Explore Changing Global Emissions through Interactive Maps
While heads of states get ready to meet at the United Nations Climate Summit tomorrow, global emissions are higher than any point in history and atmospheric concentrations of carbon dioxide are increasing faster than the previous 30 years.
The interactive map below reveals how carbon dioxide emissions are distributed globally and how they’ve changed in the last 160 years.
The map is based on WRI’s recently updated CAIT 2.0 data, now published on the Google Public Data Explorer. CAIT 2.0 provides easy, free access to a wealth of global emissions data. Through CAIT 2.0 and Google Public Data Explorer, users can explore the history of emissions in a much more interactive way, through maps and other dynamic charts.
The map shows us how fast the major emitters changed over the last few decades. For more than 100 years since the Industrial Revolution, emissions were dominated by the West. Over the last two decades, however, Asia’s emissions rapidly caught up, with China becoming the world’s largest emitter in 2005.

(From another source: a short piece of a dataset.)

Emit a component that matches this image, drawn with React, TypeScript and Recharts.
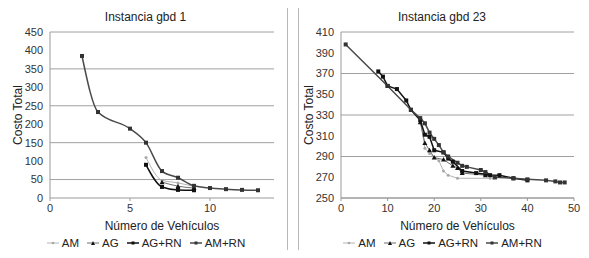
import { LineChart, Line, XAxis, YAxis, CartesianGrid } from 'recharts';

// ---- Instancia gbd 1 ----
const g1Ticks = [0, 5, 10];
const g1YTicks = [0, 50, 100, 150, 200, 250, 300, 350, 400, 450];
const g1AM = [
  { x: 6, y: 110 }, { x: 7, y: 48 }, { x: 8, y: 41 }, { x: 9, y: 31 },
];
const g1AG = [
  { x: 7, y: 43 }, { x: 8, y: 32 }, { x: 9, y: 27 },
];
const g1AGRN = [
  { x: 6, y: 90 }, { x: 7, y: 30 }, { x: 8, y: 22 }, { x: 9, y: 21 },
];
const g1AMRN = [
  { x: 2, y: 385 }, { x: 3, y: 233 }, { x: 5, y: 188 }, { x: 6, y: 150 },
  { x: 7, y: 73 }, { x: 8, y: 55 }, { x: 9, y: 33 }, { x: 10, y: 27 },
  { x: 11, y: 24 }, { x: 12, y: 22 }, { x: 13, y: 21 },
];

// ---- Instancia gbd 23 ----
const g23Ticks = [0, 10, 20, 30, 40, 50];
const g23YTicks = [250, 270, 290, 310, 330, 350, 370, 390, 410];
const g23AM = [
  { x: 17, y: 326 }, { x: 18, y: 298 }, { x: 19, y: 293 }, { x: 21, y: 286 },
  { x: 22, y: 276 }, { x: 23, y: 272 }, { x: 25, y: 269 }, { x: 32, y: 269 },
];
const g23AG = [
  { x: 17, y: 323 }, { x: 18, y: 303 }, { x: 19, y: 296 }, { x: 20, y: 289 },
  { x: 22, y: 287 }, { x: 24, y: 281 }, { x: 25, y: 279 }, { x: 26, y: 274 },
  { x: 31, y: 272 }, { x: 33, y: 270 },
];
const g23AGRN = [
  { x: 8, y: 372 }, { x: 9, y: 367 }, { x: 10, y: 358 }, { x: 12, y: 355 },
  { x: 14, y: 344 }, { x: 15, y: 335 }, { x: 17, y: 325 }, { x: 18, y: 311 },
  { x: 19, y: 309 }, { x: 20, y: 296 }, { x: 22, y: 294 }, { x: 23, y: 288 },
  { x: 24, y: 285 }, { x: 26, y: 276 }, { x: 29, y: 274 }, { x: 31, y: 273 },
  { x: 32, y: 272 }, { x: 34, y: 272 }, { x: 37, y: 269 }, { x: 40, y: 267 },
];
const g23AMRN = [
  { x: 1, y: 398 }, { x: 10, y: 358 }, { x: 15, y: 335 }, { x: 17, y: 327 },
  { x: 18, y: 322 }, { x: 19, y: 313 }, { x: 20, y: 307 }, { x: 21, y: 301 },
  { x: 22, y: 294 }, { x: 23, y: 290 }, { x: 25, y: 284 }, { x: 26, y: 281 },
  { x: 27, y: 280 }, { x: 30, y: 277 }, { x: 31, y: 275 }, { x: 33, y: 270 },
  { x: 37, y: 269 }, { x: 40, y: 268 }, { x: 44, y: 267 }, { x: 46, y: 266 },
  { x: 47, y: 265 }, { x: 48, y: 265 },
];

const seriesNames = ['AM', 'AG', 'AG+RN', 'AM+RN'];
const seriesColors = ['#b4b4b4', '#6e6e6e', '#111111', '#4a4a4a'];

const font = '"Liberation Sans", Arial, sans-serif';

const Square = (color: string, s: number) => (props: any) => {
  const { cx, cy } = props;
  if (cx == null || cy == null) return null;
  return <rect x={cx - s / 2} y={cy - s / 2} width={s} height={s} fill={color} />;
};

const Tri = (color: string) => (props: any) => {
  const { cx, cy } = props;
  if (cx == null || cy == null) return null;
  return <polygon points={`${cx},${cy - 2.5} ${cx + 2.5},${cy + 2} ${cx - 2.5},${cy + 2}`} fill={color} />;
};

const Dot = (color: string) => (props: any) => {
  const { cx, cy } = props;
  if (cx == null || cy == null) return null;
  return <circle cx={cx} cy={cy} r={1.5} fill={color} />;
};

const dots = [Dot('#a8a8a8'), Tri('#111'), Square('#111', 4), Square('#333', 4)];

function LegendRow() {
  return (
    <div style={{ display: 'flex', justifyContent: 'center', gap: 7, fontSize: 11.5, fontFamily: font, color: '#222' }}>
      {seriesNames.map((n, i) => (
        <div key={n} style={{ display: 'flex', alignItems: 'center', gap: 2 }}>
          <svg width={14} height={8}>
            <line x1={1} y1={4} x2={13} y2={4} stroke={seriesColors[i]} strokeWidth={i >= 2 ? 1.5 : 1} />
            {i === 0 && <circle cx={7} cy={4} r={1.3} fill="#a8a8a8" />}
            {i === 1 && <polygon points="7,2 9,6 5,6" fill="#111" />}
            {i >= 2 && <rect x={5.5} y={2.5} width={3} height={3} fill={i === 2 ? '#111' : '#333'} />}
          </svg>
          <span>{n}</span>
        </div>
      ))}
    </div>
  );
}

interface PanelProps {
  left: number;
  width: number;
  title: string;
  xDomain: [number, number];
  xTicks: number[];
  yDomain: [number, number];
  yTicks: number[];
  series: { x: number; y: number }[][];
  curve: 'monotone' | 'linear';
  marginLeft: number;
  marginRight: number;
}

function Panel({ left, width, title, xDomain, xTicks, yDomain, yTicks, series, curve, marginLeft, marginRight }: PanelProps) {
  const h = 249;
  return (
    <div style={{ position: 'absolute', left, top: 4, width, height: h, border: '1px solid #b8b8b8', boxSizing: 'border-box', background: '#fff' }}>
      <div style={{ position: 'absolute', top: 5, width: '100%', textAlign: 'center', fontSize: 12, fontFamily: font, color: '#222' }}>
        {title}
      </div>
      <LineChart width={width - 2} height={h - 2} margin={{ top: 27, right: marginRight, bottom: 20, left: marginLeft }}>
        <CartesianGrid vertical={false} stroke="#a0a0a0" strokeWidth={1} horizontalValues={yTicks} />
        <XAxis
          type="number"
          dataKey="x"
          domain={xDomain}
          ticks={xTicks}
          allowDataOverflow
          height={34}
          stroke="#999"
          tickSize={3}
          tickMargin={3}
          tick={{ fontSize: 11, fill: '#333', fontFamily: font }}
          label={{ value: 'Número de Vehículos', position: 'insideBottom', offset: 2, fontSize: 12, fill: '#222', fontFamily: font }}
        />
        <YAxis
          type="number"
          dataKey="y"
          domain={yDomain}
          ticks={yTicks}
          allowDataOverflow
          width={36}
          stroke="#999"
          tickLine={false}
          tickSize={2}
          tickMargin={5}
          tick={{ fontSize: 11, fill: '#333', fontFamily: font }}
          label={{ value: 'Costo Total', angle: -90, position: 'insideLeft', offset: 4, fontSize: 12, fill: '#222', fontFamily: font, style: { textAnchor: 'middle' } }}
        />
        {series.map((d, i) => (
          <Line
            key={seriesNames[i]}
            data={d}
            dataKey="y"
            type={curve}
            stroke={seriesColors[i]}
            strokeWidth={i >= 2 ? 1.5 : 1}
            dot={dots[i]}
            activeDot={false}
            isAnimationActive={false}
          />
        ))}
      </LineChart>
      <div style={{ position: 'absolute', top: 232, width: '100%' }}>
        <LegendRow />
      </div>
    </div>
  );
}

export default function App() {
  return (
    <div style={{ position: 'relative', width: 589, height: 258, margin: -8, background: '#fff' }}>
      <Panel
        left={3}
        width={285}
        title="Instancia gbd 1"
        xDomain={[0, 14]}
        xTicks={g1Ticks}
        yDomain={[0, 450]}
        yTicks={g1YTicks}
        series={[g1AM, g1AG, g1AGRN, g1AMRN]}
        curve="monotone"
        marginLeft={10}
        marginRight={13}
      />
      <Panel
        left={298}
        width={288}
        title="Instancia gbd 23"
        xDomain={[0, 50]}
        xTicks={g23Ticks}
        yDomain={[250, 410]}
        yTicks={g23YTicks}
        series={[g23AM, g23AG, g23AGRN, g23AMRN]}
        curve="linear"
        marginLeft={6}
        marginRight={11}
      />
    </div>
  );
}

Meanwhile, many Western countries—such as the United States, United Kingdom, and Germany—were able to stabilize their absolute and per capita carbon emissions, albeit on a high level. The map below shows a very different picture for per capita emissions, in which industrialized countries still dominate the emissions landscape. However, even in this case, many developing countries are rapidly increasing their per capita emissions.
An Opportunity for Action
The data underscores that to turn around the trend of rising emissions—and make the carbon bubbles shrink again—actors from business, government, and civil society will need to elevate climate change on the global agenda and set the stage for local, national, and international progress. The United Nations Climate Summit 2014 is a unique chance for world leaders to commit to bold, transformative climate action.